Consider the wave equation $$ \frac{\partial^2 u}{\partial t^2} = \frac{\partial^2 u}{\partial x^2} $$ for $(t,x) \in \mathbb{R^2}$
We know that $u(0,x) = \varphi_0(x)$ and $\frac{\partial u}{\partial t} = \varphi_1(x)$ for $x \in \mathbb{R}$ in which $\varphi_0,\varphi_1$ are real analytic functions, which means they are locally given by a convergent power series.
i) determine a solution to the Cauchy Problem in form of a power series $$ u(t,x)= \sum_{k=0}^{\infty} \frac{\partial^k }{\partial t^k} u(0,x) \frac{t^k}{k!} $$ I have done this part of the problem.
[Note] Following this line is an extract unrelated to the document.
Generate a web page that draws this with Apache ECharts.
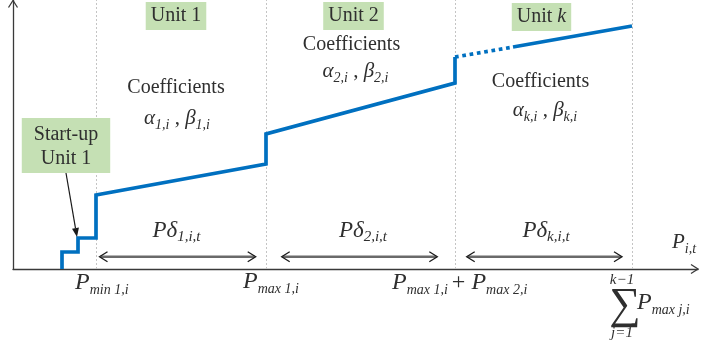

I have the power series: $$ u(t,x) = \sum_{k=0}^{\infty} \frac{\partial^k }{\partial t^k} u(0,x) \frac{t^k}{k!} = \sum_{k=0}^{\infty} \varphi_0^{(2k)}(x)\frac{t^{2k}}{(2k)!} + \sum_{k=0}^{\infty} \varphi_1^{(2k)}(x) \frac{t^{2k+1}}{(2k+1)!} $$ I need help with:
- How to prove that this power series is a solution of the given wave equation?
- How to know, if the power series is convergent ? because a priori it is unclear whether the series is convergent
Thanks in advance